O lento regresso à atividade e os meses sem remuneração fizeram com que o número de trabalhadoras nesta área diminuísse. “Antes havia mais de 400 gueixas em Akasaka, tantas que nem conseguia lembrar-me dos nomes, mas os tempos mudaram”, conta Ikuko, uma das “irmãs mais velhas” deste distrito de gueixas, à Reuters, referindo que apenas 20 ainda estão no ativo.
As gueixas perderam um grande número de clientes dado que, com o corte de despesas, muitos clientes optaram por deixar de frequentar estas casas. A afluência diminuiu em 95% e os que continuam a usar os serviços destas mulheres vêm com regras novas. Nada de servir bebidas nos copos dos clientes, nada de toques ou apertos de mão e um distanciamento de dois metros. Apesar de ser sugerido, por vezes, as gueixas não utilizam máscara, pois a sua utilização é complicada pelo uso de perucas elaboradas.
“Quando nos sentamos perto, podemos falar com sentimento e paixão”, explicou Ikuko. “Quando estamos separados por dois metros, a conversa não flui”.
Para combater as dificuldades financeiras, Ikuko diz que a maioria das gueixas se candidataram, como freelancers, a receber subsídios do Estado no montante de cerca de um milhão de ienes (aproximadamente 8100 euros).

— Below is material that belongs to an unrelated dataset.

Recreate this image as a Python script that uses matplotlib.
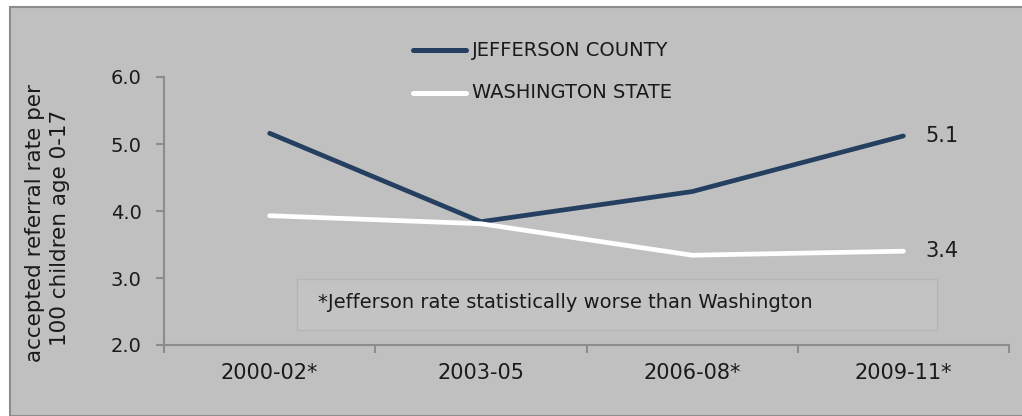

Novo normal Uma vez que as salas onde normalmente atuam estão fechadas, algumas das gueixas optaram por realizar as suas performances online.
A AFP descreveu o procedimento do espetáculo de Chacha, uma gueixa de 32 anos, no site “Meet Geisha”, um sistema lançado no ano passado por uma empresa informática japonesa. “Iluminada por potentes holofotes, faz uma dança tradicional movendo-se como uma borboleta e abrindo o seu leque”, escreveram numa peça publicada em junho, enquanto explicam que o público é bastante heterogéneo: “Desde jovens mulheres a beber um copo de vinho a famílias com crianças curiosas”.
Para além de ser uma forma de rendimento, estas sessões online são, para as gueixas, uma forma mais rápida e acessível de chegarem a um novo público, seja conterrâneo ou internacional.